Among other contemporary “neo” styles are the cool “neo-geo” abstractions of
Peter Halley and others, the stark structures of neoconceptualism, the slick
neopop of such artists as Jeff Koons, and the landscape revival represented
by Diane Burko and April Gornik, among others.
Many new artists have
simultaneously invoked and challenged art history, rejecting the heroic
stature of the singular work of art and the single (usually white male)
artist and invoking the ubiquity of mechanically produced reproductions by
employing sophisticated “quotations” or “appropriations” from prior works.
This can be found, for example, in Cindy Sherman's photographic recreations
of paintings, in the multiple quotations of historic images of David Salle's
paintings, in the postmodern takes on Barnett Newman by Philip Taaffe and on
Manet by Yasumasa Morimura, and in the nearly identical representations of
famous images such as Picasso's icon of modernism Les Demoiselles d'Avignon
by Mike Bidlo.
Also widespread among
contemporary artists has been a repudiation of the idea that underlies most
works of pure abstraction—that the work of art is a self-sufficient entity.

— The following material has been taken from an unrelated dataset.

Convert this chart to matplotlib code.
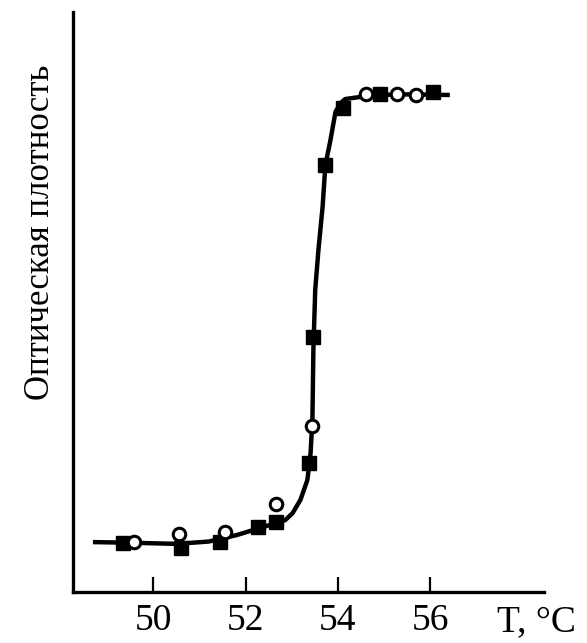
import matplotlib
matplotlib.use("Agg")
import matplotlib.pyplot as plt

# temperature, deg C / optical density (arbitrary units)
curve_t = [48.74, 49.5, 50.5, 51.2, 51.8, 52.3, 52.86, 53.02, 53.19, 53.34, 53.41, 53.45,
           53.47, 53.51, 53.58, 53.67, 53.73, 53.84, 53.95, 54.06, 54.16, 54.8, 55.5, 56.38]
curve_od = [0.086, 0.085, 0.083, 0.087, 0.098, 0.110, 0.124, 0.136, 0.159, 0.193, 0.240, 0.300,
            0.417, 0.521, 0.590, 0.664, 0.736, 0.779, 0.828, 0.843, 0.850, 0.857, 0.858, 0.857]

filled_t = [49.35, 50.59, 51.45, 52.26, 52.65, 53.38, 53.47, 53.73, 54.12, 54.92, 56.07]
filled_od = [0.084, 0.076, 0.086, 0.112, 0.121, 0.222, 0.440, 0.736, 0.834, 0.859, 0.862]

open_t = [49.59, 50.56, 51.56, 52.67, 53.45, 54.62, 55.29, 55.70]
open_od = [0.086, 0.100, 0.103, 0.152, 0.286, 0.859, 0.859, 0.857]

xticks = [50, 52, 54, 56]

plt.rcParams['font.family'] = ['Liberation Serif', 'DejaVu Serif']

fig = plt.figure(figsize=(5.87, 6.43), dpi=100)
ax = fig.add_axes([0.1244, 0.0793, 0.8024, 0.902])

ax.plot(curve_t, curve_od, color="black", lw=3.2, zorder=2, solid_joinstyle="round")
ax.plot(filled_t, filled_od, ls="none", marker="s", ms=10, color="black", zorder=3)
ax.plot(open_t, open_od, ls="none", marker="o", ms=9, mfc="white", mec="black", mew=2.2, zorder=4)

ax.set_xlim(48.26, 58.47)
ax.set_ylim(0, 1)
ax.set_xticks(xticks)
ax.set_yticks([])
ax.tick_params(axis="x", direction="in", length=11, width=1.6, labelsize=27, pad=8)
for s in ["top", "right"]:
    ax.spines[s].set_visible(False)
for s in ["left", "bottom"]:
    ax.spines[s].set_linewidth(2.4)

ax.set_ylabel("Оптическая плотность", fontsize=25, labelpad=8)
ax.yaxis.set_label_coords(-0.035, 0.62)
ax.text(58.3, -0.052, "T, °C", fontsize=27, ha="center", va="center", clip_on=False)

fig.savefig("out.png", dpi=100)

Rejecting the exclusively self-referential images of abstraction and the
constricted commercialism of the art world (yet often embracing the wider
commercialism of a consumer society), the new art has sometimes manifested a
marked if somewhat detached social consciousness, often expressed in
issue-driven minority, gay (frequently AIDS-related), and feminist imagery.
By and large, the inroads achieved by feminism in the 1970s have been
reflected in later decades not so much by the insistently female,
body-derived 1970s imagery of Judy Chicago or Miriam Schapiro as by the full
participation in the once mainly male-dominated art world of such varied
artists as Jenny Holzer, Cindy Sherman, Barbara Kruger, Jennifer Bartlett,
Elizabeth Murray, Judy Pfaff, Sherrie Levine, Barbara Bloom, Katharina
Fritsch, and others.
Arising from the multimedia
experiments of the 1970s, the widespread use of a variety of
technology-based media has persisted into the art of the new century. Often
included are elements of film, video, sound, performance (see performance
art), and architecture (principally in installation art). Another trend that
has widened the definition and scope of contemporary art has been the
conceptually driven use of both photography and language as the substance of
numerous works of art—in Kiefer's photographic collages, in Kruger's words
and photographic images, in Bruce Nauman's neon phrases, in Lawrence
Weiner's painted words, in Holzer's billboarded, carved, electronically
reproduced, or otherwise created linguistic neotruisms, and in many other
artists' works. Another contemporary art movement, digital art, was
pioneered in the 1970s but did not become prevalent until the beginning of
the 21st cent. Digital artists make use of sophisticated computers,
software, and video equipment to create an extremely varied body of works.
Postmodern art has also
blurred the distinctions between painting and sculpture (and sometimes
architecture), with artists often including in their works a host of wildly
nontraditional materials. Since the 1960s shaped paintings and painted
sculpture have become commonplace, while the materials of art have ranged
from Rauschenberg's stuffed goat to Joseph Beuys' globs of fat to the
smeared body fluids of various contemporary artists. Moreover, a wide
variety of spaces and places, both private and public, have become arenas
for the frequently ephemeral work of many contemporary artists.
Later 20th-cent. and early
21st-cent. sculpture has assumed a central position in contemporary art and
has followed the patterns of the various postmodern art movements, for
example, the three-dimensional pop icons of Claes Oldenburg, Koons's
purposely banal, often erotic figures, and the minimalist constructions of
such artists as Carl Andre, Donald Judd, and Robert Morris. Other important
trends in contemporary sculpture include an increasing use of mixed media
and the creation of works that draw their meaning and impact from their
architectural context and also emphasize the role of the spectator. This is
as significant in the room-centered examples of installation art as it is in
such large public works as Maya Lin's Vietnam Veterans Memorial.